When encoding speed matters. AVIF encoding is significantly slower than WebP. For services that process images on the fly (like Small Pics), this is handled on the server side and cached, so end users never notice. But if you are encoding images in a build step or on a low-powered device, WebP is faster to produce.
For everything else, AVIF is the better choice in 2026. It is smaller, higher quality, and universally supported.
Frequently asked questions
- Is AVIF better than WebP?
- For most use cases, yes. AVIF produces files 20-40% smaller than WebP at equivalent visual quality. AVIF also supports HDR, wider color gamuts, and better transparency handling. The main downside is slower encoding, but that only matters on the server side, not for end users.
- Do all browsers support AVIF in 2026?
- Yes. As of 2026, AVIF is supported by Chrome, Firefox, Safari, Edge, and all major mobile browsers. Global support is above 95%. There is no longer a practical reason to avoid AVIF for web images.
- Should I still serve WebP?
- WebP is a good fallback for the small percentage of browsers that do not support AVIF. Use the picture element with AVIF as the primary source and WebP as the fallback. For most sites, serving AVIF only is also fine.
- How do you serve AVIF with Small Pics?
- Small Pics outputs AVIF by default. No configuration needed. If you want a specific format, use the fm parameter, for example ?fm=avif or ?fm=webp.

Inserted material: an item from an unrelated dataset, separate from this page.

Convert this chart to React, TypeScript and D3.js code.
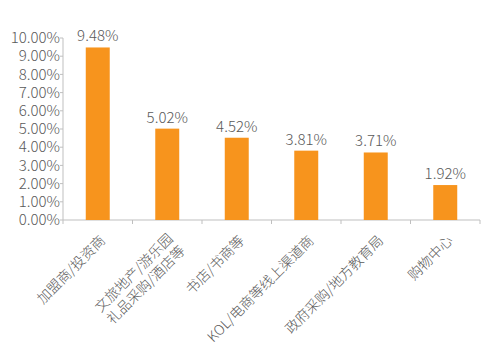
import React from "react";
import * as d3 from "d3";

const categories: string[][] = [
  ["加盟商/投资商"],
  ["文旅地产/游乐园", "礼品采购/酒店等"],
  ["书店/书商等"],
  ["KOL/电商等线上渠道商"],
  ["政府采购/地方教育局"],
  ["购物中心"],
];
const values: number[] = [9.48, 5.02, 4.52, 3.81, 3.71, 1.92];
const yTicks: number[] = [0, 1, 2, 3, 4, 5, 6, 7, 8, 9, 10];

const W = 503;
const H = 357;
const left = 63;
const right = 480;
const top = 38;
const bottom = 220;
const font = "'Noto Sans CJK SC', sans-serif";
const textColor = "#595959";
const axisColor = "#bfbfbf";
const barColor = "#F7941D";

export default function App() {
  const x = d3
    .scaleBand<number>()
    .domain(d3.range(categories.length))
    .range([left, right])
    .paddingInner(0.655)
    .paddingOuter(0.3275);
  const band = d3.scaleBand<number>().domain(d3.range(categories.length)).range([left, right]);
  const y = d3.scaleLinear().domain([0, 10]).range([bottom, top]);

  return (
    <svg
      width={W}
      height={H}
      style={{ position: "absolute", left: 0, top: 0, background: "#fff" }}
      fontFamily={font}
    >
      <line x1={left} x2={left} y1={y(10)} y2={y(0)} stroke={axisColor} strokeWidth={1} />
      {yTicks.map((t) => (
        <g key={t}>
          <line x1={left - 3} x2={left} y1={y(t)} y2={y(t)} stroke={axisColor} />
          <text
            x={left - 3}
            y={y(t)}
            dy="0.35em"
            textAnchor="end"
            fontSize={15}
            fill={textColor}
            fontWeight={300}
          >
            {t.toFixed(2) + "%"}
          </text>
        </g>
      ))}
      <line x1={left} x2={right} y1={y(0)} y2={y(0)} stroke={axisColor} strokeWidth={1} />
      {d3.range(categories.length + 1).map((i) => {
        const xx = left + i * band.bandwidth();
        return <line key={i} x1={xx} x2={xx} y1={y(0)} y2={y(0) + 4} stroke={axisColor} />;
      })}
      {values.map((v, i) => (
        <g key={i}>
          <rect x={x(i)!} y={y(v)} width={x.bandwidth()} height={y(0) - y(v)} fill={barColor} />
          <text
            x={x(i)! + x.bandwidth() / 2}
            y={y(v) - 6}
            textAnchor="middle"
            fontSize={15}
            fill={textColor}
            fontWeight={300}
          >
            {v.toFixed(2) + "%"}
          </text>
        </g>
      ))}
      {categories.map((lines, i) => {
        const cx = band(i)! + band.bandwidth() / 2;
        const n = lines.length;
        return (
          <g key={i} transform={`translate(${cx + 5},${238}) rotate(-45)`}>
            {lines.map((ln, j) => (
              <text
                key={j}
                x={0}
                y={(j - (n - 1) / 2) * 17 + (n > 1 ? 6 : 0)}
                dy="0.35em"
                textAnchor="end"
                fontSize={14}
                fill={textColor}
                fontWeight={300}
              >
                {ln}
              </text>
            ))}
          </g>
        );
      })}
    </svg>
  );
}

You can use the picture element to serve multiple formats.
- Does Small Pics support WebP?
- Yes. Small Pics supports AVIF, WebP, JPEG, Progressive JPEG, PNG, GIF, and JPEG XL. You control the output format with the fm query parameter.
- What about JPEG XL?
- JPEG XL offers excellent compression and features like progressive decoding and lossless transcoding from JPEG. Browser support is growing but not universal. Small Pics is one of very few image transform services that supports JPEG XL output (Gumlet is the other).